= Provisional Government of Missouri =

Interim government of Missouri during the American Civil War

The Provisional Government of Missouri was established on August 1, 1861 by the members of the Missouri Constitutional Convention after the evacuation of Missouri's pro-Secessionist Governor Clairborne Fox Jackson and elements of the Legislature to the southern part of the state. The Missouri State Convention, acting under authorities granted to it by the special election earlier that year, declared the office of Governor vacant, and appointed former Missouri Supreme Court Justice Hamilton Gamble Governor. Even opponents of Federal action in Missouri generally respected Gamble.

==Political==
As the secession crisis deepened, Missouri attempted to follow a policy of armed neutrality, in which the state would not support either side in the war but remain in the Union. A special election in February established a Missouri Constitutional Convention to determine the relationship between Missouri and the United States. The convention voted against secession and affirmed the state's neutrality.

The outbreak of hostilities at Fort Sumter led to unrest in Missouri. Secessionists seized the Liberty Arsenal a week later. Governor Claiborne Jackson called up the state militia for drill in St. Louis and to receive some arms clandestinely obtained from the Confederacy. This resulted in a confrontation with the aggressive Union commander Nathaniel Lyon, who forced the surrender of the militia, in what was called the Camp Jackson Affair. After a deadly riot ensued, the Missouri legislature authorized the reorganization of the militia into the Missouri State Guard, controlled by the governor. General William Harney reached an agreement with the new Missouri State Guard commander Sterling Price, known as the Price-Harney Truce.

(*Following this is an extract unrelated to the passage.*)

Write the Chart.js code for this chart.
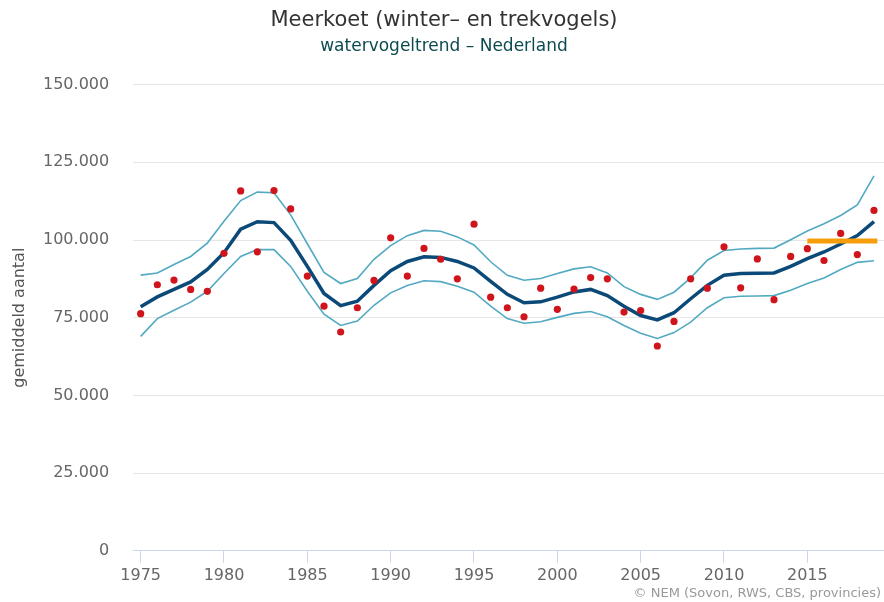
<!DOCTYPE html>
<html>
<head>
<meta charset="utf-8">
<script src="https://cdn.jsdelivr.net/npm/chart.js@4"></script>
<style>
    html, body { margin: 0; padding: 0; background: #fff; }
    #wrap { position: relative; width: 884px; height: 602px; }
    #credits { position: absolute; right: 3px; bottom: 2px; font: 13px "DejaVu Sans", sans-serif; color: #999; }
</style>
</head>
<body>
<div id="wrap">
    <canvas id="chart" width="884" height="602"></canvas>
    <div id="credits">© NEM (Sovon, RWS, CBS, provincies)</div>
</div>
<script>
// Meerkoet - watervogeltrend
const years = [1975, 1976, 1977, 1978, 1979, 1980, 1981, 1982, 1983, 1984,
    1985, 1986, 1987, 1988, 1989, 1990, 1991, 1992, 1993, 1994,
    1995, 1996, 1997, 1998, 1999, 2000, 2001, 2002, 2003, 2004,
    2005, 2006, 2007, 2008, 2009, 2010, 2011, 2012, 2013, 2014,
    2015, 2016, 2017, 2018, 2019];

// index (red dots)
const counts = [76300, 85600, 87100, 84100, 83500, 95700, 115800, 96200, 115900, 110000,
    88400, 78700, 70400, 78200, 87000, 100700, 88400, 97300, 93800, 87500,
    105100, 81600, 78200, 75300, 84500, 77700, 84200, 87900, 87500, 76800,
    77300, 65900, 73800, 87500, 84500, 97800, 84600, 93900, 80800, 94700,
    97200, 93400, 102100, 95300, 109500];

// smoothed trend
const trend = [78500, 81700, 84100, 86500, 90500, 95900, 103500, 105900, 105600, 99900,
    91500, 82800, 78900, 80300, 85400, 90150, 93100, 94600, 94400, 93100,
    91000, 86700, 82500, 79800, 80100, 81600, 83300, 84100, 82100, 78700,
    75700, 74300, 76600, 81100, 85400, 88650, 89200, 89300, 89400, 91500,
    94000, 96150, 98700, 101400, 105900];

// confidence band
const upper = [88700, 89400, 92100, 94700, 99000, 106000, 112700, 115400, 115200, 108100,
    98800, 89600, 86000, 87600, 93800, 98200, 101400, 103100, 102800, 101000,
    98400, 93000, 88650, 87050, 87600, 89200, 90700, 91400, 89400, 85000,
    82500, 80900, 83200, 87800, 93500, 96600, 97100, 97300, 97400, 100100,
    102900, 105200, 107900, 111300, 120600];

const lower = [69000, 74700, 77400, 80000, 83500, 89200, 94700, 96900, 96900, 91500,
    83500, 76100, 72500, 73900, 79000, 83000, 85350, 86900, 86600, 85100,
    83200, 78700, 74700, 73200, 73700, 75100, 76400, 77000, 75300, 72500,
    70000, 68300, 70200, 73600, 78200, 81400, 81900, 82000, 82100, 83800,
    86000, 87800, 90500, 92800, 93300];

// reference level 2015-2019
const refYears = [2015, 2019.2];
const refLevel = [99700, 99700];

const xTicks = [1975, 1980, 1985, 1990, 1995, 2000, 2005, 2010, 2015];
const yTicks = [0, 25000, 50000, 75000, 100000, 125000, 150000];

function pts(xs, ys) {
    return xs.map((x, i) => ({ x: x, y: ys[i] }));
}

function fmt(v) {
    return String(v).replace(/\B(?=(\d{3})+(?!\d))/g, '.');
}

const FONT = '"DejaVu Sans", sans-serif';

new Chart(document.getElementById('chart'), {
    type: 'scatter',
    data: {
        datasets: [
            {
                label: 'Index',
                data: pts(years, counts),
                backgroundColor: '#d0141c',
                borderWidth: 0,
                pointRadius: 3.6,
                order: 1
            },
            {
                label: 'Referentie',
                data: pts(refYears, refLevel),
                showLine: true,
                borderColor: '#f59d0a',
                borderWidth: 5,
                borderCapStyle: 'butt',
                pointRadius: 0,
                order: 2
            },
            {
                label: 'Trend',
                data: pts(years, trend),
                showLine: true,
                borderColor: '#0b4a78',
                borderWidth: 3.5,
                pointRadius: 0,
                order: 3
            },
            {
                label: 'Bovengrens',
                data: pts(years, upper),
                showLine: true,
                borderColor: '#52a9c2',
                borderWidth: 1.6,
                pointRadius: 0,
                order: 4
            },
            {
                label: 'Ondergrens',
                data: pts(years, lower),
                showLine: true,
                borderColor: '#52a9c2',
                borderWidth: 1.6,
                pointRadius: 0,
                order: 4
            }
        ]
    },
    options: {
        responsive: false,
        animation: false,
        layout: { autoPadding: false, padding: { left: 4, right: 0, top: 4, bottom: 14 } },
        plugins: {
            legend: { display: false },
            tooltip: { enabled: false },
            title: {
                display: true,
                text: 'Meerkoet (winter– en trekvogels)',
                color: '#333',
                font: { family: FONT, size: 21, weight: 'normal' },
                padding: { top: 4, bottom: 1 }
            },
            subtitle: {
                display: true,
                text: 'watervogeltrend – Nederland',
                color: '#0d4a4f',
                font: { family: FONT, size: 17, weight: 'normal' },
                padding: { top: 2, bottom: 28 }
            }
        },
        scales: {
            x: {
                type: 'linear',
                min: 1974.55,
                max: 2019.6,
                afterBuildTicks: (scale) => { scale.ticks = xTicks.map(v => ({ value: v })); },
                grid: {
                    drawOnChartArea: false,
                    drawTicks: true,
                    tickLength: 12,
                    color: '#ccd6eb'
                },
                border: { display: true, color: '#ccd6eb', width: 1 },
                ticks: {
                    color: '#666',
                    font: { family: FONT, size: 16 },
                    padding: 3,
                    maxRotation: 0,
                    callback: (v) => String(v)
                }
            },
            y: {
                min: 0,
                max: 150000,
                afterBuildTicks: (scale) => { scale.ticks = yTicks.map(v => ({ value: v })); },
                grid: { color: '#e6e6e6', drawTicks: false },
                border: { display: false },
                ticks: {
                    color: '#666',
                    font: { family: FONT, size: 16 },
                    padding: 24,
                    callback: (v) => fmt(v)
                },
                title: {
                    display: true,
                    text: 'gemiddeld aantal',
                    color: '#555',
                    font: { family: FONT, size: 16 },
                    // negative bottom pad lets the title sit in the label gap
                    padding: { top: 6.4, bottom: -10.6 }
                }
            }
        }
    }
});
</script>
</body>
</html>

Lincoln appointed Lyon to replace Harney as commander of the Department of the West. During negotiations among the governor, Lyon, and Price, Lyon would not accept the governor's proposed limitations on Federal troops and volunteers. The meeting ended abruptly with Lyon declaring, "Rather than concede to the State of Missouri for one single instant the right to dictate to my government in any matter however important, I would see you, and you, and you, and you, and every man, woman, and child in the State, dead and buried! This means war. In an hour one of my officers will call on you and conduct you out of my lines." As the Missouri government fled into exile Lyon moved rapidly capturing the capitol at Jefferson City, Missouri a few days later in mid-June 1861.

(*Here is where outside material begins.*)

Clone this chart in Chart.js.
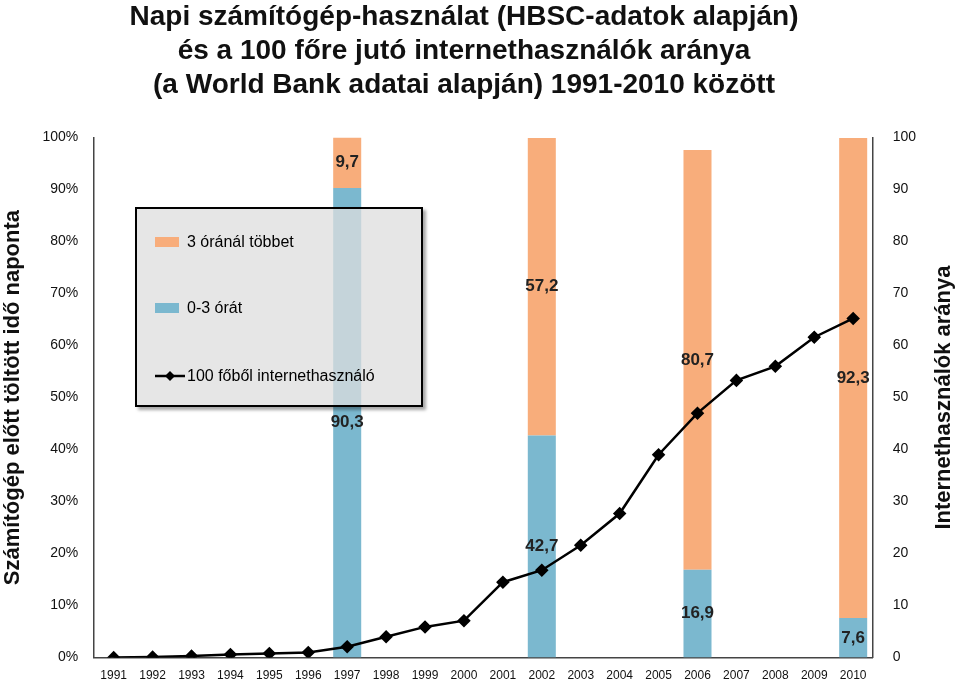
<!DOCTYPE html>
<html><head><meta charset="utf-8">
<script src="https://cdn.jsdelivr.net/npm/chart.js@4"></script>
<style>
body{margin:0;background:#fff;font-family:"Liberation Sans",Arial,sans-serif}
#wrap{position:relative;width:960px;height:684px;overflow:hidden}
#legend{position:absolute;left:135px;top:207px;width:284px;height:196px;border:2px solid #000;background:rgba(222,222,222,0.75);box-shadow:3px 3px 3px rgba(0,0,0,0.35);font-size:16px}
.it{position:absolute;left:18px;display:flex;align-items:center}
.sw{width:24px;height:10px;margin-right:8px}
</style></head><body>
<div id="wrap"><canvas id="c" width="960" height="690"></canvas>
<div id="legend">
 <div class="it" style="top:24px"><span class="sw" style="background:#f8ad7b"></span>3 óránál többet</div>
 <div class="it" style="top:90px"><span class="sw" style="background:#7bb8cf"></span>0-3 órát</div>
 <div class="it" style="top:158px"><svg width="30" height="12" style="margin-right:2px"><line x1="0" y1="6" x2="30" y2="6" stroke="#000" stroke-width="2.5"/><polygon points="15,1 20,6 15,11 10,6" fill="#000"/></svg>100 főből internethasználó</div>
</div></div>
<script>
const years = ["1991","1992","1993","1994","1995","1996","1997","1998","1999","2000","2001","2002","2003","2004","2005","2006","2007","2008","2009","2010"]
const upTo3h = [null,null,null,null,null,null,90.3,null,null,null,null,42.7,null,null,null,16.9,null,null,null,7.6]
const over3h = [null,null,null,null,null,null,9.7,null,null,null,null,57.2,null,null,null,80.7,null,null,null,92.3]
const internetUsers = [0,0.1,0.3,0.6,0.8,1,2.1,4,5.9,7.1,14.5,16.8,21.6,27.7,39,47,53.3,56,61.6,65.2]
const rightTitle = "Internethasználók aránya"

// values centred on each bar segment
const barLabels = {
  id: "barLabels",
  afterDatasetsDraw(chart) {
    const ctx = chart.ctx
    ctx.save()
    ctx.font = "bold 17px 'Liberation Sans', Arial"
    ctx.fillStyle = "#222"
    ctx.textAlign = "center"
    ctx.textBaseline = "middle"
    ;[0, 1].forEach(di => {
      chart.getDatasetMeta(di).data.forEach((bar, i) => {
        const v = chart.data.datasets[di].data[i]
        if (v == null) return
        const { y, base } = bar.getProps(["y", "base"], true)
        ctx.fillText(String(v).replace(".", ","), bar.x, (y + base) / 2)
      })
    })
    // right axis title, reading bottom to top
    const a = chart.chartArea
    ctx.translate(944, (a.top + a.bottom) / 2)
    ctx.rotate(-Math.PI / 2)
    ctx.font = "bold 22px 'Liberation Sans', Arial"
    ctx.fillStyle = "#111"
    ctx.fillText(rightTitle, 0, 0)
    ctx.restore()
  }
}

new Chart(document.getElementById("c"), {
  data: {
    labels: years,
    datasets: [
      { type: "bar", data: upTo3h, backgroundColor: "#7bb8cf", yAxisID: "y", stack: "s", order: 2 },
      { type: "bar", data: over3h, backgroundColor: "#f8ad7b", yAxisID: "y", stack: "s", order: 2 },
      { type: "line", data: internetUsers, yAxisID: "y1", borderColor: "#000", borderWidth: 2.5,
        pointStyle: "rectRot", pointRadius: 5, pointBackgroundColor: "#000", order: 1 }
    ]
  },
  options: {
    responsive: false,
    animation: false,
    layout: { padding: { left: 0, right: 32, top: 0, bottom: 4 } },
    plugins: {
      legend: { display: false },
      tooltip: { enabled: false },
      title: {
        display: true,
        text: ["Napi számítógép-használat (HBSC-adatok alapján)", "és a 100 főre jutó internethasználók aránya", "(a World Bank adatai alapján) 1991-2010 között"],
        font: { size: 28, weight: "bold", family: "'Liberation Sans', Arial", lineHeight: 1.22 },
        color: "#111",
        padding: { top: 0, bottom: 35 }
      }
    },
    scales: {
      x: {
        stacked: true,
        grid: { display: false },
        border: { color: "#444", width: 1.5 },
        ticks: { color: "#111", font: { size: 12, family: "'Liberation Sans', Arial" }, maxRotation: 0, autoSkip: false },
        barPercentage: 0.86,
        categoryPercentage: 1
      },
      y: {
        stacked: true, min: 0, max: 100,
        grid: { display: false },
        border: { color: "#444", width: 1.5 },
        ticks: { stepSize: 10, color: "#111", padding: 8, font: { size: 14, family: "'Liberation Sans', Arial" }, callback: v => v + "%" },
        title: { display: true, text: "Számítógép előtt töltött idő naponta", color: "#111", font: { size: 22, weight: "bold", family: "'Liberation Sans', Arial" }, padding: { top: 0, bottom: 8 } }
      },
      y1: {
        position: "right", min: 0, max: 100,
        grid: { display: false },
        border: { color: "#444", width: 1.5 },
        ticks: { stepSize: 10, color: "#111", padding: 12, font: { size: 14, family: "'Liberation Sans', Arial" } }
      }
    }
  },
  plugins: [barLabels]
})
</script></body></html>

The Missouri Constitutional Convention reconvened to consider the status of the state in July. The convention declared the governor's office and state legislative offices to be vacant and appointed Gamble as governor of a provisional government of Missouri on August 1. Gov. Jackson called a rump session of the exiled General Assembly in Neosho, Missouri, and in late October with a dubious quorum passed an ordinance of secession. Although secessionists considered Gamble an unelected puppet of the Union forces, he opposed harsh Union treatment of the state. For instance, he protested to President Lincoln about the Fremont Emancipation, which unilaterally freed the state's slaves in 1861 and imposed martial law. Lincoln agreed to Gamble's request to overturn this decision, rescinded the emancipation and removed John C. Fremont from command.

==Military==
The Provisional Government of Missouri, faced a difficult task, dealing with Missouri secessionists who considered Union men traitors, and Federal troops from outside the state who tended to view all Missourians as potential rebels.

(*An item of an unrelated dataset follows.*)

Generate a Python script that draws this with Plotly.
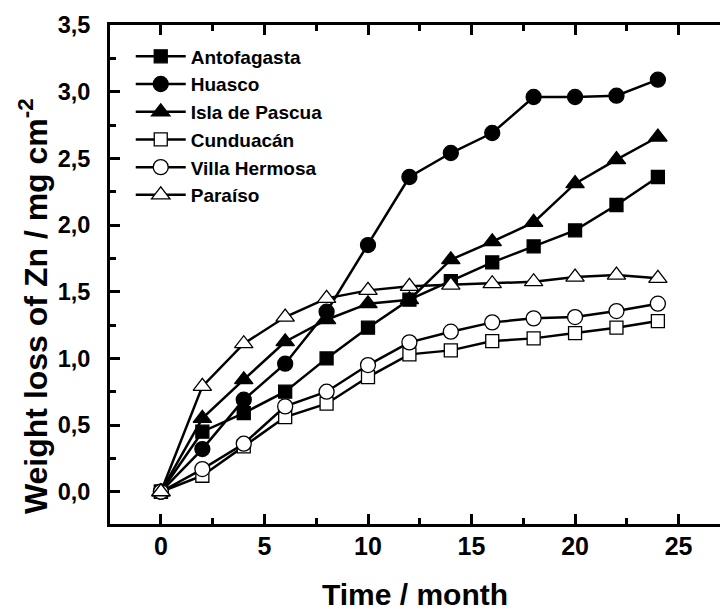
import plotly.graph_objects as go

time_months = [0, 2, 4, 6, 8, 10, 12, 14, 16, 18, 20, 22, 24]
antofagasta = [0, 0.45, 0.59, 0.75, 1.00, 1.23, 1.44, 1.58, 1.72, 1.84, 1.96, 2.15, 2.36]
huasco = [0, 0.32, 0.69, 0.96, 1.35, 1.85, 2.36, 2.54, 2.69, 2.96, 2.96, 2.97, 3.09]
isla_de_pascua = [0, 0.55, 0.84, 1.125, 1.29, 1.41, 1.44, 1.74, 1.875, 2.02, 2.31, 2.49, 2.66]
cunduacan = [0, 0.12, 0.34, 0.56, 0.66, 0.86, 1.03, 1.06, 1.13, 1.15, 1.19, 1.23, 1.28]
villa_hermosa = [0, 0.17, 0.36, 0.64, 0.75, 0.95, 1.12, 1.20, 1.27, 1.30, 1.31, 1.355, 1.41]
paraiso = [0, 0.79, 1.11, 1.31, 1.45, 1.51, 1.54, 1.55, 1.56, 1.575, 1.61, 1.625, 1.60]

series = [
    ("Antofagasta", antofagasta, "square", "black"),
    ("Huasco", huasco, "circle", "black"),
    ("Isla de Pascua", isla_de_pascua, "triangle-up", "black"),
    ("Cunduacán", cunduacan, "square", "white"),
    ("Villa Hermosa", villa_hermosa, "circle", "white"),
    ("Paraíso", paraiso, "triangle-up", "white"),
]
marker_sizes = {"square": 13, "circle": 15, "triangle-up": 16}

FONT = "Liberation Sans, Arial, sans-serif"
Y_TITLE = "Weight loss of Zn / mg cm<sup>-2</sup>"

fig = go.Figure()
for name, vals, sym, fill in series:
    fig.add_trace(go.Scatter(
        x=time_months, y=vals, name=name, mode="lines+markers",
        line=dict(color="black", width=2.5),
        marker=dict(symbol=sym, size=marker_sizes[sym], color=fill,
                    line=dict(color="black", width=1.3)),
    ))

axis_common = dict(
    showline=True, linecolor="black", linewidth=3,
    ticks="inside", ticklen=10, tickwidth=3, tickcolor="black",
    showgrid=False, zeroline=False,
)
minor_common = dict(ticks="inside", ticklen=6, tickwidth=3, tickcolor="black")

YRANGE = [-0.242, 3.5]

fig.update_layout(
    width=720, height=611,
    margin=dict(l=110, r=0, t=25, b=87),
    paper_bgcolor="white", plot_bgcolor="white",
    separators=",.",
    font=dict(family=FONT, color="black"),
    xaxis=dict(
        range=[-2.46, 27.0], tick0=0, dtick=5, mirror="ticks",
        minor=dict(dtick=2.5, tick0=0, **minor_common),
        tickfont=dict(family=FONT, size=25, color="black", weight="bold"),
        ticklabelstandoff=-2,
        title=dict(text="Time / month", font=dict(family=FONT, size=30, color="black", weight="bold"), standoff=26),
        **axis_common,
    ),
    yaxis=dict(
        range=YRANGE, tick0=0, dtick=0.5, tickformat=".1f",
        minor=dict(dtick=0.25, tick0=0, **minor_common),
        tickfont=dict(family=FONT, size=23.5, color="black", weight="bold"),
        ticklabelstandoff=12,
        **axis_common,
    ),
    yaxis2=dict(
        overlaying="y", side="right", anchor="x", range=YRANGE, tick0=0, dtick=0.5,
        showline=False, showgrid=False, zeroline=False, showticklabels=False,
        ticks="inside", ticklen=10, tickwidth=3, tickcolor="black",
        minor=dict(dtick=0.25, tick0=0, **minor_common),
    ),
    legend=dict(
        x=0.034, y=0.975, xanchor="left", yanchor="top",
        bgcolor="rgba(0,0,0,0)", itemwidth=50, tracegroupgap=0,
        font=dict(family=FONT, size=19, color="black", weight="bold"),
    ),
    showlegend=True,
    annotations=[dict(
        text=Y_TITLE, textangle=-90, xref="paper", yref="paper",
        x=-0.126, y=0.437, xanchor="center", yanchor="middle", showarrow=False,
        font=dict(family=FONT, size=32, color="black", weight="bold"),
    )],
)

fig.write_html("out.html")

Governor Gamble convinced President Lincoln that local units composed of Missourian, controlled by the (Provisional) State Government, would be the least disruptive way to deal with Missouri Guerrillas and would free out-state Federal regiments for other combat roles. This led Lincoln to authorized the creation of the (new) Missouri State Militia, a military force with a legal status unique in U.S. history. It was paid and equipped by the Federal government, but ultimately reported the Governor of Missouri, and had a service obligation limited to Missouri, and operations related to Missouri security. To integrate the MSM with federal forces in the region Governor Gamble commissioned Major General Henry W. Halleck, the Federal commander of the Department of the Mississippi as the Major General of the Missouri State Militia.

The Missouri State Militia, and the later Enrolled Militia and Provisional Enrolled Militia, did not fully suppress guerrilla activity in the state (neither could conventional Federal troops) but did contribute significant combat power (directly and indirectly) to Federal efforts in the Trans-Mississippi Theater Trans-Mississippi Theater.

Due to its internecine nature, the Civil War in Missouri would be longer and more brutal than anywhere else in the U.S. However, the Provisional Government managed to keep the majority of Missourians from embracing secessionism, and played a vital role in holding the state for the Union.